At the artist's studio, first in Brooklyn and then in upstate New York, raw sheet metal and iron went in one end and finished sculpture came out the other. Terminal Iron Works, with its forge and anvil and oxyacetylene torches, represented Smith's self-conception as a modern laborer.
At the Los Angeles County Museum of Art, "David Smith: Cubes and Anarchy" is a compelling retrospective that's the first to take a thematic look at the sculpture he produced between the Depression years and his untimely death at 58 in a 1965 car crash. It emphasizes the proletarian angle.
Smith, the middle-class, Indiana-born grandson of a blacksmith, worked briefly in an automobile assembly plant during a college break; but he proudly retained his United Steelworkers union membership throughout his life. Given recent anti-union efforts in the Midwest, New England and the South, not to mention the removal of a historic labor mural (from a state Labor Department office!) by an anti-labor governor in Maine, a certain unexpected timeliness attends LACMA's emphasis on this personal history, in both the show's introductory wall text and its catalog.

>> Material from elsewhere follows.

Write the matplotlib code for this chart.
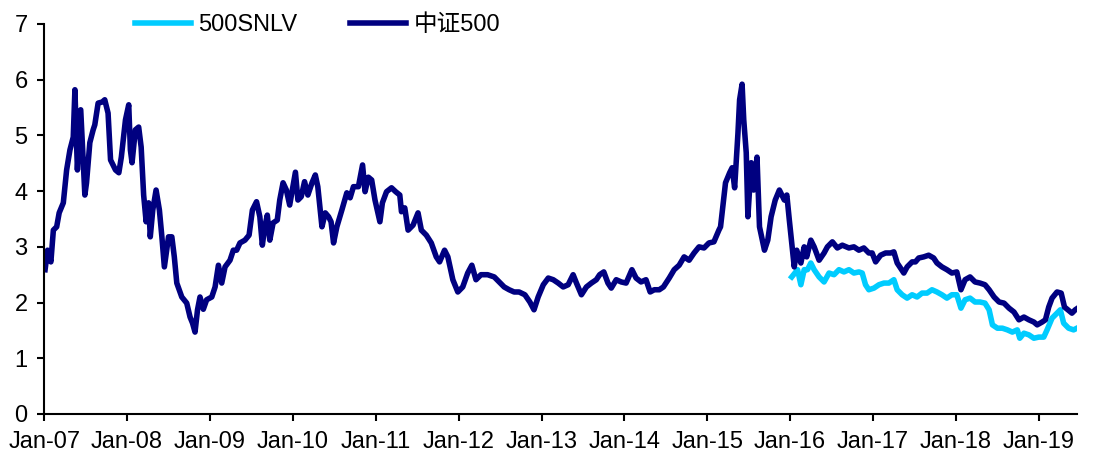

Some American artists' emphasis on labor in the early 20th century was an unspoken masculine compensation for a social milieu that associated new art with upper-class feminine leisure. (Think Abby Aldrich Rockefeller, Gertrude Vanderbilt Whitney, Peggy Guggenheim and many more.) But the show makes a different point: Smith's worker's credentials are linked to his sculptural interest in geometric abstraction.
This emphasis on labor-plus-geometry as a linked motif that spans Smith's career amounts to a new -- and persuasive -- interpretation of the leading American sculptor of his generation. That's no mean feat.